Crime on and around Yale’s campus decreased significantly last year from its 2007 levels, according to data compiled by the University’s Office of the Secretary.
The number of burglaries, larcenies and motor-vehicle thefts in the Yale Police Department’s primary area of jurisdiction — which includes all University property and its affiliates — all decreased in 2008. While the number of rapes, robberies and aggravated assaults on campus have each increased, the number is so small — less than three each — that Deputy University Secretary Martha Highsmith said the increases were not meaningful. Highsmith attributed the overall decrease in crime to the “excellent” efforts of the Yale Police Department and Yale Security.
“This kind of record of crime reduction is unheard of,” she said.
The number of burglaries on campus in 2008 was lower than any year since 2000. The number of burglaries on campus last year decreased 54 percent, from 120 in 2007 to 55 burglaries in 2008.
The decrease in burglaries is even more significant when considering just the residential colleges, where the number of burglaries decreased 71 percent from 59 in 2007 to 17 in 2008. The residential colleges endured a large string of robberies in summer and fall 2007, which prompted a series of new security measures. In January 2008 each residential college was assigned a Yale Security officer, one for every two colleges, who patrol the colleges every evening.
In October 2007, Council of Masters Chair and Master of Silliman College Judith Krauss told the News, “I’m sorry it took this increase in crime to make students aware, but more students are definitely more conscious now.”
A poll conducted by the News in October 2007 showed a quarter of students had changed their habits because of the increase in burglaries. Even with the recent drop in crime, Krauss said this week that students need to remain vigilant and continue to lock their doors.
“If we do lower our guard,” she said, “sooner or later we’ll see an increase.”

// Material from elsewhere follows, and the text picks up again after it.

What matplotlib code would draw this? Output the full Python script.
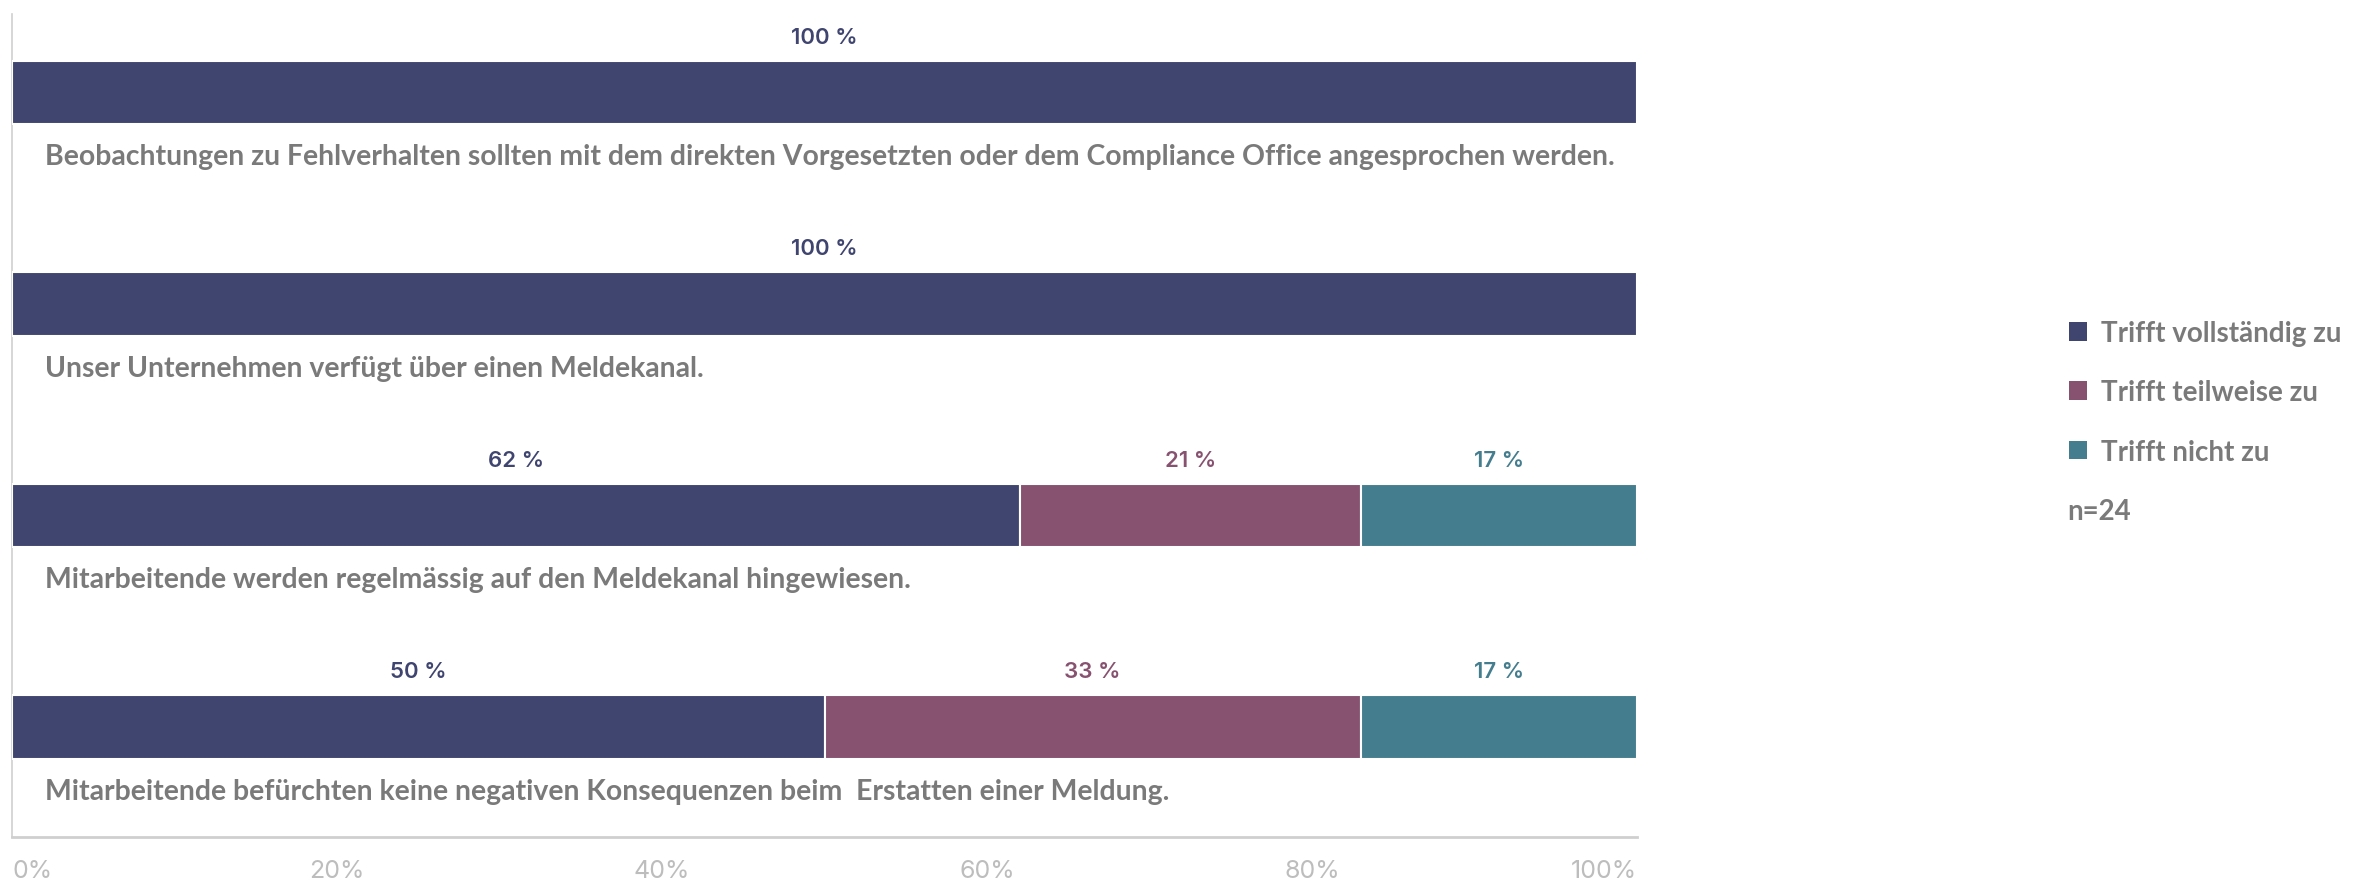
import matplotlib
matplotlib.use("Agg")
import matplotlib.pyplot as plt
from matplotlib.patches import Patch

# ---------------- data ----------------
categories = [
    "Beobachtungen zu Fehlverhalten sollten mit dem direkten Vorgesetzten oder dem Compliance Office angesprochen werden.",
    "Unser Unternehmen verfügt über einen Meldekanal.",
    "Mitarbeitende werden regelmässig auf den Meldekanal hingewiesen.",
    "Mitarbeitende befürchten keine negativen Konsequenzen beim  Erstatten einer Meldung.",
]
series_names = ["Trifft vollständig zu", "Trifft teilweise zu", "Trifft nicht zu"]
trifft_vollstaendig = [100, 100, 62, 50]
trifft_teilweise = [0, 0, 21, 33]
trifft_nicht = [0, 0, 17, 17]
tick_values = [0, 20, 40, 60, 80, 100]
tick_labels = ["0%", "20%", "40%", "60%", "80%", "100%"]
sample_note = "n=24"

# ---------------- style ----------------
colors = ["#404570", "#875170", "#447d8e"]
label_grey = "#7a7a7a"
tick_grey = "#bdbdbd"
axis_grey = "#cfcfcf"
cat_font = "Lato"
num_font = "Inter"

W, H = 2375, 887
fig = plt.figure(figsize=(W / 100, H / 100), dpi=100)
ax = fig.add_axes([12 / W, 1 - 838 / H, (1637 - 12) / W, (838 - 15) / H])

series = [trifft_vollstaendig, trifft_teilweise, trifft_nicht]
ypos = list(range(len(categories)))
bar_h = 0.30

lefts = [0] * len(categories)
for vals, col in zip(series, colors):
    for i, v in enumerate(vals):
        if v <= 0:
            continue
        ax.barh(ypos[i], v, left=lefts[i], height=bar_h, color=col,
                edgecolor="white", linewidth=1.5, zorder=3)
        ax.annotate(f"{v} %", xy=(lefts[i] + v / 2, ypos[i] - bar_h / 2),
                    xytext=(0, 10), textcoords="offset points",
                    ha="center", va="bottom", color=col,
                    fontsize=16, fontweight="semibold", family=num_font)
    lefts = [l + v for l, v in zip(lefts, vals)]

for i, cat in enumerate(categories):
    ax.annotate(cat, xy=(0, ypos[i] + bar_h / 2), xytext=(24, -23),
                textcoords="offset points", ha="left", va="center",
                color=label_grey, fontsize=20.4, fontweight="bold", family=cat_font)

ax.set_xlim(0, 100)
ax.set_ylim(3.52, -0.37)
ax.set_yticks([])
ax.set_xticks(tick_values)
ax.set_xticklabels(tick_labels, color=tick_grey, fontsize=18, family=num_font)
ax.tick_params(axis="x", length=0, pad=16)
tl = ax.get_xticklabels()
tl[0].set_ha("left")
tl[-1].set_ha("right")

for s in ["top", "right"]:
    ax.spines[s].set_visible(False)
ax.spines["left"].set_color(axis_grey)
ax.spines["left"].set_linewidth(1.2)
ax.spines["bottom"].set_color(axis_grey)
ax.spines["bottom"].set_linewidth(2)

handles = [Patch(facecolor=c, edgecolor="none") for c in colors]
leg = fig.legend(handles, series_names, loc="upper left",
                 bbox_to_anchor=(2069 / W, 1 - 321 / H), frameon=False,
                 handlelength=0.65, handleheight=0.65, handletextpad=0.5,
                 labelspacing=1.2, borderaxespad=0, borderpad=0,
                 prop={"family": cat_font, "weight": "bold", "size": 20},
                 labelcolor=label_grey)

fig.text(2067 / W, 1 - 512 / H, sample_note, ha="left", va="center",
         color=label_grey, fontsize=20, fontweight="bold", family=cat_font)

fig.savefig("out.png", dpi=100, facecolor="white")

Jordan Sharpe ’11 said she would not change her behavior because the crime rate is down.
“I am still going to take precautions to protect myself,” she said.
In addition to burglaries, the number of larcenies (which, unlike burglaries, do not involve trespassing) on campus also decreased from 299 in 2007 to 231 last year. Bike thefts on campus fell 48 percent to 59 incidents last year.
Highsmith credited the reduction in crime to the work of the YPD.
“The work that the police are doing is really incredible,” she said.
Police and security supervisors are now spending more time on the streets and less time in the office, Highsmith said, which has allowed the police to add more patrols. For instance, she said, after a string of burglaries near East Rock in the early fall, the YPD added a driving patrol at night to the neighborhood. In the three months before the patrol was added Oct. 9, Highsmith noted, there were 86 incidents in the district; in the three months after, there were 38 incidents.
Highsmith said the YPD plans to watch crime rates carefully because of the economy. In New Haven, the crime rate for the second half of the year (when the economy got worse) was higher than the first half of the year.
In response to the reduction of crime, YPD spokesman Lt. Steven Woznyk said, “We will continue efforts to reduce and prevent crimes against persons, in partnership with the New Haven Police, as well as work to sustain efforts thus far.”
Although the area patrolled by Yale police saw a decrease in burglaries and larcenies in 2008, the trend was not the same in New Haven as a whole. According to numbers released last month by the New Haven Police Department, the number of burglaries and larcenies each increased by 10 percent for 2008.